GPF hosted two meetings on Palestine in September, in the run-up to the Palestinian request for UN membership. The first event was a panel discussion on the politics of the bid, featuring Rashid Khalidi (Edward Said Professor of Modern Arab Studies at Columbia University), Karima Bennoune (Professor of Law and at Rutgers University), and Benjamin Beit Hallahmi (Professor of Psychology at the University of Haifa, in Israel). The panelists examined the long-running Palestine conflict, Israel's rejection of Palestinian statehood, and the legal ramifications of claims for state recognition. The speakers were wary of depicting the UN initiative as a cure-all, but they felt that bringing the issue to the UN could bring positive results, since it signifies a repudiation of the failed US-dominated negotiation process.
GPF also co-sponsored a luncheon discussion with Raji Sourani, the founder and director of the Palestinian Center for Human Rights, based in Gaza. Sourani, who was making his first visit to the US in 11 years, spoke of his work and of the daily struggle of Palestinians to attain basic human rights.
Videos of Khalidi's and Sourani's presentations are available on the GPF website.

Financial Transaction Tax

On September 22nd, GPF and UBUNTU Forum of Barcelona co-organized a panel discussion on the possibility of a world-wide Financial Transaction Tax. Speakers included senior diplomats and NGO representatives. The discussion explored the advantages of such a tax and how to implement it. A small tax on every transaction could generate a large revenue and might also slow the pace of frenzied speculative trading (as James Tobin first proposed). Such a flow of revenue could fund global health initiatives and poverty reduction measures. Panelists claimed that governments are close to adopting such a tax, though some countries with large financial sectors (the US and the UK especially) remain opposed. A FTT is no longer an NGO dream. Teams of experts are now working in key governments (including Brazil, France, Germany and Spain) to plan for implementation. GPF has long advocated for the introduction of global taxes, and published a major policy paper on this topic in 2002. NGO speakers warned that governments may try to hijack the tax revenue to fill the gap in national revenues. But with luck and pressure, some of collected funds may help promote global priorities.

Gross National Happiness

GPF's Anahi Wiedenbrug and Alex Post attended a private event organized by the Prime Minister of Bhutan to consider "Gross National Happiness" as an indicator of national social progress and well-being. For the past century, Gross National Product (GNP) has been the shrine of economists looking to measure countries' success and citizens' welfare.

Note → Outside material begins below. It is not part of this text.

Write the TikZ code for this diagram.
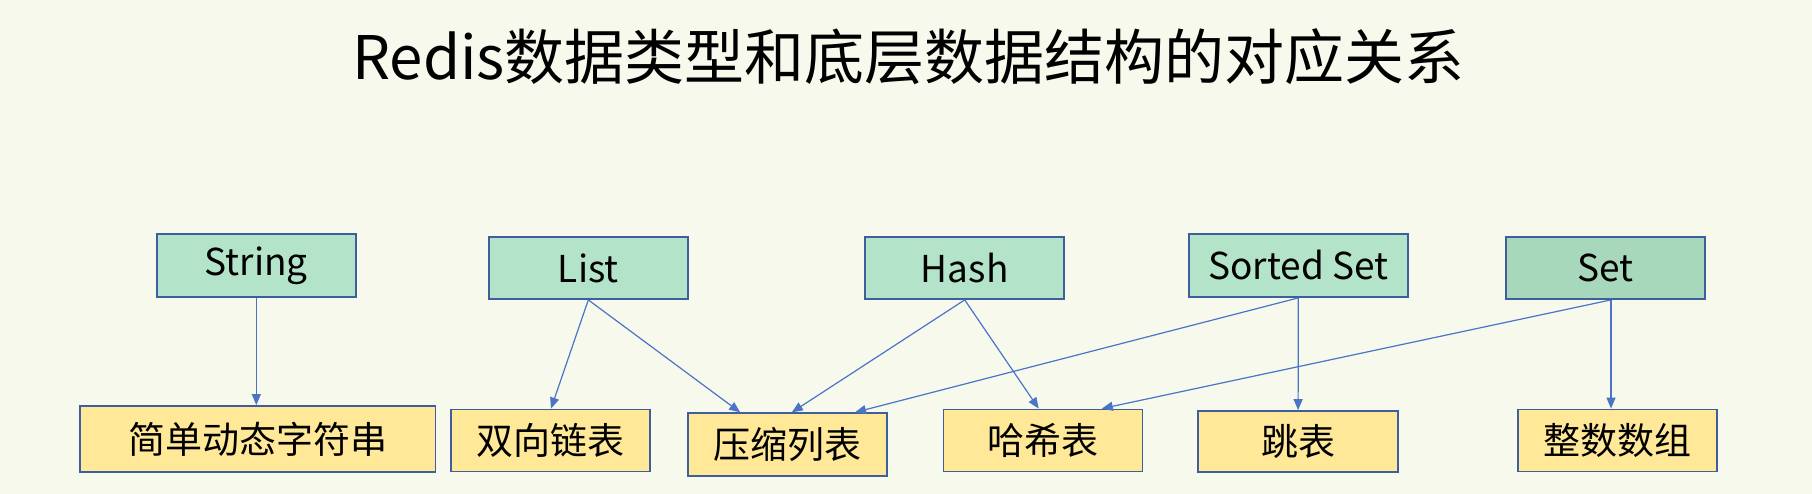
\documentclass[tikz,border=0pt]{standalone}
\usepackage{fontspec}
\setmainfont{Noto Sans CJK SC}
\usetikzlibrary{arrows.meta}
\definecolor{bgc}{HTML}{F7F9ED}
\definecolor{greenbox}{HTML}{B3E3C8}
\definecolor{greenbox2}{HTML}{A8D8BC}
\definecolor{yellowbox}{HTML}{FFE897}
\definecolor{edgec}{HTML}{3E5E9E}
\definecolor{arrowc}{HTML}{4A74C6}
\tikzset{
  typebox/.style={draw=edgec, line width=1.8pt, fill=greenbox, inner sep=0pt, font=\fontsize{37}{42}\selectfont},
  implbox/.style={draw=edgec, line width=1.8pt, fill=yellowbox, inner sep=0pt, font=\fontsize{37}{42}\selectfont},
  link/.style={draw=arrowc, line width=1.2pt, -{Triangle[length=11pt,width=9pt]}}
}
\begin{document}
\begin{tikzpicture}[x=1pt,y=-1pt]
\fill[bgc] (0,0) rectangle (1812,494);
\useasboundingbox (0,0) rectangle (1812,494);
\node[font=\fontsize{60}{66}\selectfont, anchor=base] (title) at (908.6,80) {Redis数据类型和底层数据结构的对应关系};

\node[typebox, minimum width=199pt, minimum height=63pt] (str) at (256.3,265.5) {String};
\node[typebox, minimum width=199pt, minimum height=62pt] (lst) at (588.3,268) {List};
\node[typebox, minimum width=199pt, minimum height=62pt] (hsh) at (964.7,268) {Hash};
\node[typebox, minimum width=218.6pt, minimum height=63pt] (zs) at (1298.3,265.5) {Sorted Set};
\node[typebox, fill=greenbox2, minimum width=199.4pt, minimum height=62pt] (set) at (1605.3,268) {Set};

\node[implbox, minimum width=355.4pt, minimum height=66pt] (sds) at (257.7,439) {简单动态字符串};
\node[implbox, minimum width=199pt, minimum height=62pt] (dl) at (550.2,440.5) {双向链表};
\node[implbox, minimum width=198.8pt, minimum height=62.5pt] (zip) at (787.4,444.5) {压缩列表};
\node[implbox, minimum width=199pt, minimum height=62pt] (ht) at (1042.9,440.5) {哈希表};
\node[implbox, minimum width=199.6pt, minimum height=61pt] (sk) at (1298.1,441.5) {跳表};
\node[implbox, minimum width=199.5pt, minimum height=62pt] (is) at (1617.5,440.5) {整数数组};

\draw[link] (str.south) -- ([xshift=-1.4pt]sds.north);
\draw[link] (lst.south) -- ([xshift=0.8pt]dl.north);
\draw[link] (lst.south) -- ([xshift=-47.2pt]zip.north);
\draw[link] (hsh.south) -- ([xshift=4.4pt]zip.north);
\draw[link] (hsh.south) -- ([xshift=-4.2pt]ht.north);
\draw[link] (zs.south) -- ([xshift=67.6pt]zip.north);
\draw[link] (zs.south) -- (sk.north);
\draw[link] ([xshift=5.7pt]set.south) -- ([xshift=58.9pt]ht.north);
\draw[link] ([xshift=5.7pt]set.south) -- ([xshift=-6.5pt]is.north);
\end{tikzpicture}
\end{document}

But today, GNP is no longer in vogue and its shortcomings are well-understood. When UNDP's Mahbub al-Haq first constructed the Human Development Index in 1990, he wanted to exclude GNP entirely. Today, the search for alternative measures has far broader backing and both the French and British governments have explored the matter. Bhutan, a tiny kingdom in the Himalayas, argues that it has a unique perspective in the matter.